*Task statement*
Transcribe every line exactly and omit anything that is a picture.

*Provided data*
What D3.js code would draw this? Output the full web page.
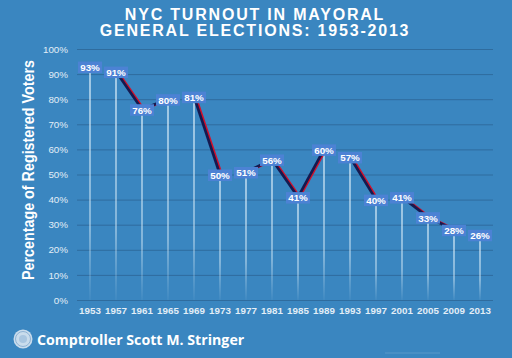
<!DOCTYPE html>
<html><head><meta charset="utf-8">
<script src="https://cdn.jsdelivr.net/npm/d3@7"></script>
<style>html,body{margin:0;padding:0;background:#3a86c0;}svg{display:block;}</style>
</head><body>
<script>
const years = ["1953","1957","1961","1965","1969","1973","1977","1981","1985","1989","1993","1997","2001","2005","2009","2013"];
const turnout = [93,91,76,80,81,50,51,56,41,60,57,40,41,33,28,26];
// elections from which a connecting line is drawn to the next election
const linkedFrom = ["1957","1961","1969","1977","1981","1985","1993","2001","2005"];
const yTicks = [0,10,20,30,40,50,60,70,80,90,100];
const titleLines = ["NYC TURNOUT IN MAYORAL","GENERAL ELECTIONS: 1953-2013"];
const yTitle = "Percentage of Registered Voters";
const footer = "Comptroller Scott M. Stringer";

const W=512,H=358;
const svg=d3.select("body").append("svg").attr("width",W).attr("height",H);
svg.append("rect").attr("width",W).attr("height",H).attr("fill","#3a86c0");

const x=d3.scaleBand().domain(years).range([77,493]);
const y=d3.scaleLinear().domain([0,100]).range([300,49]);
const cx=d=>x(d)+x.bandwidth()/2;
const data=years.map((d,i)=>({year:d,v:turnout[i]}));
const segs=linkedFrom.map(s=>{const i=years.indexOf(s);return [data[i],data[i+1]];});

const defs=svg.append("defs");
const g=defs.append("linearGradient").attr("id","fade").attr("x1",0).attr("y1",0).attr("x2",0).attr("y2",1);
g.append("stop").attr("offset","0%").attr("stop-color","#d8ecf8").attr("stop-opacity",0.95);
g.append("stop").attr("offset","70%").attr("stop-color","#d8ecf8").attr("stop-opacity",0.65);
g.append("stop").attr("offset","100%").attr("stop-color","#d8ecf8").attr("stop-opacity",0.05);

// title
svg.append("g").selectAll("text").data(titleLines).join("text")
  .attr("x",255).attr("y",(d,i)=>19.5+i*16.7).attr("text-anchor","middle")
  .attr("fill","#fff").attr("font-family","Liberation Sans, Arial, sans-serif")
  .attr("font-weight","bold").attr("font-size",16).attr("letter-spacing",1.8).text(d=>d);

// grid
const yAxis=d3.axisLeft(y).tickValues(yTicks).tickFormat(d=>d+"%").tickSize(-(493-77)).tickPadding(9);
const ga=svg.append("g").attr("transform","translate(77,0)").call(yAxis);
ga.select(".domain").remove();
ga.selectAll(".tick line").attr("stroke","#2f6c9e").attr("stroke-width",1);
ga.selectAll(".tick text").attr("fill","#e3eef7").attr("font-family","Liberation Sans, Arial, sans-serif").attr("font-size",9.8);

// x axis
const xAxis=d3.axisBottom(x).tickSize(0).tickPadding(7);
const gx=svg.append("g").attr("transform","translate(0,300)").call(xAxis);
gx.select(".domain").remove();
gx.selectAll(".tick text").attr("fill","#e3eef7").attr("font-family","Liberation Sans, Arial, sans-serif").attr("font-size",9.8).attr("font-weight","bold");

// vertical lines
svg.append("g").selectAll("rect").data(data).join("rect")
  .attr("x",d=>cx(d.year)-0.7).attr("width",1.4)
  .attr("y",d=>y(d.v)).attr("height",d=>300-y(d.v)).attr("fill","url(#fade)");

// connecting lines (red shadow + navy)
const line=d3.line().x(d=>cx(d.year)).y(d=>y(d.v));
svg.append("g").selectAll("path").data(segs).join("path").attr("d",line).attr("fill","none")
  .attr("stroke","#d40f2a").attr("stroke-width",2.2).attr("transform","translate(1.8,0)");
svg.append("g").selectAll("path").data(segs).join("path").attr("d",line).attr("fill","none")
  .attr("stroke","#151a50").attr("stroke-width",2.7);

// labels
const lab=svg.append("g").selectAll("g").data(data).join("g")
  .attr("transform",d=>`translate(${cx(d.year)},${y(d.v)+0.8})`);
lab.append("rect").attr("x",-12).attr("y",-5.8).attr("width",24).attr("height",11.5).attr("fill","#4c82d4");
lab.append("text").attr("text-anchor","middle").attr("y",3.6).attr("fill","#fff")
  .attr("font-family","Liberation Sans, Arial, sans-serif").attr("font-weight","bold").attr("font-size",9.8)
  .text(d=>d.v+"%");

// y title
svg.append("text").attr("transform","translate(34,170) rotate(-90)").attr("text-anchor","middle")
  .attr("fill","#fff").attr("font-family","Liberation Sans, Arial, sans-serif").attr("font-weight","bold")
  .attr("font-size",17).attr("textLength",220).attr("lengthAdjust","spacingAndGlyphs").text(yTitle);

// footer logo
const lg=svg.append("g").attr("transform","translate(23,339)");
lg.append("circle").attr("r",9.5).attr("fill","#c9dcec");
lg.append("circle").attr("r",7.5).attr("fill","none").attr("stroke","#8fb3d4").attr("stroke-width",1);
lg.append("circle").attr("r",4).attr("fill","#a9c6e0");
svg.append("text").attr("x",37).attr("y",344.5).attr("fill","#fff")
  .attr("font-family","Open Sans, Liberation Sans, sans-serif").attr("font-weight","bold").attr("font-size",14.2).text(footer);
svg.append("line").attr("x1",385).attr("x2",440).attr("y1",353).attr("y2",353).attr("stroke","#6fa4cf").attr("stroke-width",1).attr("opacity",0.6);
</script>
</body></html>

*Exercise solution*
What D3.js code would draw this? Output the full web page.
<!DOCTYPE html>
<html><head><meta charset="utf-8">
<script src="https://cdn.jsdelivr.net/npm/d3@7"></script>
<style>html,body{margin:0;padding:0;background:#3a86c0;}svg{display:block;}</style>
</head><body>
<script>
const years = ["1953","1957","1961","1965","1969","1973","1977","1981","1985","1989","1993","1997","2001","2005","2009","2013"];
const turnout = [93,91,76,80,81,50,51,56,41,60,57,40,41,33,28,26];
// elections from which a connecting line is drawn to the next election
const linkedFrom = ["1957","1961","1969","1977","1981","1985","1993","2001","2005"];
const yTicks = [0,10,20,30,40,50,60,70,80,90,100];
const titleLines = ["NYC TURNOUT IN MAYORAL","GENERAL ELECTIONS: 1953-2013"];
const yTitle = "Percentage of Registered Voters";
const footer = "Comptroller Scott M. Stringer";

const W=512,H=358;
const svg=d3.select("body").append("svg").attr("width",W).attr("height",H);
svg.append("rect").attr("width",W).attr("height",H).attr("fill","#3a86c0");

const x=d3.scaleBand().domain(years).range([77,493]);
const y=d3.scaleLinear().domain([0,100]).range([300,49]);
const cx=d=>x(d)+x.bandwidth()/2;
const data=years.map((d,i)=>({year:d,v:turnout[i]}));
const segs=linkedFrom.map(s=>{const i=years.indexOf(s);return [data[i],data[i+1]];});

const defs=svg.append("defs");
const g=defs.append("linearGradient").attr("id","fade").attr("x1",0).attr("y1",0).attr("x2",0).attr("y2",1);
g.append("stop").attr("offset","0%").attr("stop-color","#d8ecf8").attr("stop-opacity",0.95);
g.append("stop").attr("offset","70%").attr("stop-color","#d8ecf8").attr("stop-opacity",0.65);
g.append("stop").attr("offset","100%").attr("stop-color","#d8ecf8").attr("stop-opacity",0.05);

// title
svg.append("g").selectAll("text").data(titleLines).join("text")
  .attr("x",255).attr("y",(d,i)=>19.5+i*16.7).attr("text-anchor","middle")
  .attr("fill","#fff").attr("font-family","Liberation Sans, Arial, sans-serif")
  .attr("font-weight","bold").attr("font-size",16).attr("letter-spacing",1.8).text(d=>d);

// grid
const yAxis=d3.axisLeft(y).tickValues(yTicks).tickFormat(d=>d+"%").tickSize(-(493-77)).tickPadding(9);
const ga=svg.append("g").attr("transform","translate(77,0)").call(yAxis);
ga.select(".domain").remove();
ga.selectAll(".tick line").attr("stroke","#2f6c9e").attr("stroke-width",1);
ga.selectAll(".tick text").attr("fill","#e3eef7").attr("font-family","Liberation Sans, Arial, sans-serif").attr("font-size",9.8);

// x axis
const xAxis=d3.axisBottom(x).tickSize(0).tickPadding(7);
const gx=svg.append("g").attr("transform","translate(0,300)").call(xAxis);
gx.select(".domain").remove();
gx.selectAll(".tick text").attr("fill","#e3eef7").attr("font-family","Liberation Sans, Arial, sans-serif").attr("font-size",9.8).attr("font-weight","bold");

// vertical lines
svg.append("g").selectAll("rect").data(data).join("rect")
  .attr("x",d=>cx(d.year)-0.7).attr("width",1.4)
  .attr("y",d=>y(d.v)).attr("height",d=>300-y(d.v)).attr("fill","url(#fade)");

// connecting lines (red shadow + navy)
const line=d3.line().x(d=>cx(d.year)).y(d=>y(d.v));
svg.append("g").selectAll("path").data(segs).join("path").attr("d",line).attr("fill","none")
  .attr("stroke","#d40f2a").attr("stroke-width",2.2).attr("transform","translate(1.8,0)");
svg.append("g").selectAll("path").data(segs).join("path").attr("d",line).attr("fill","none")
  .attr("stroke","#151a50").attr("stroke-width",2.7);

// labels
const lab=svg.append("g").selectAll("g").data(data).join("g")
  .attr("transform",d=>`translate(${cx(d.year)},${y(d.v)+0.8})`);
lab.append("rect").attr("x",-12).attr("y",-5.8).attr("width",24).attr("height",11.5).attr("fill","#4c82d4");
lab.append("text").attr("text-anchor","middle").attr("y",3.6).attr("fill","#fff")
  .attr("font-family","Liberation Sans, Arial, sans-serif").attr("font-weight","bold").attr("font-size",9.8)
  .text(d=>d.v+"%");

// y title
svg.append("text").attr("transform","translate(34,170) rotate(-90)").attr("text-anchor","middle")
  .attr("fill","#fff").attr("font-family","Liberation Sans, Arial, sans-serif").attr("font-weight","bold")
  .attr("font-size",17).attr("textLength",220).attr("lengthAdjust","spacingAndGlyphs").text(yTitle);

// footer logo
const lg=svg.append("g").attr("transform","translate(23,339)");
lg.append("circle").attr("r",9.5).attr("fill","#c9dcec");
lg.append("circle").attr("r",7.5).attr("fill","none").attr("stroke","#8fb3d4").attr("stroke-width",1);
lg.append("circle").attr("r",4).attr("fill","#a9c6e0");
svg.append("text").attr("x",37).attr("y",344.5).attr("fill","#fff")
  .attr("font-family","Open Sans, Liberation Sans, sans-serif").attr("font-weight","bold").attr("font-size",14.2).text(footer);
svg.append("line").attr("x1",385).attr("x2",440).attr("y1",353).attr("y2",353).attr("stroke","#6fa4cf").attr("stroke-width",1).attr("opacity",0.6);
</script>
</body></html>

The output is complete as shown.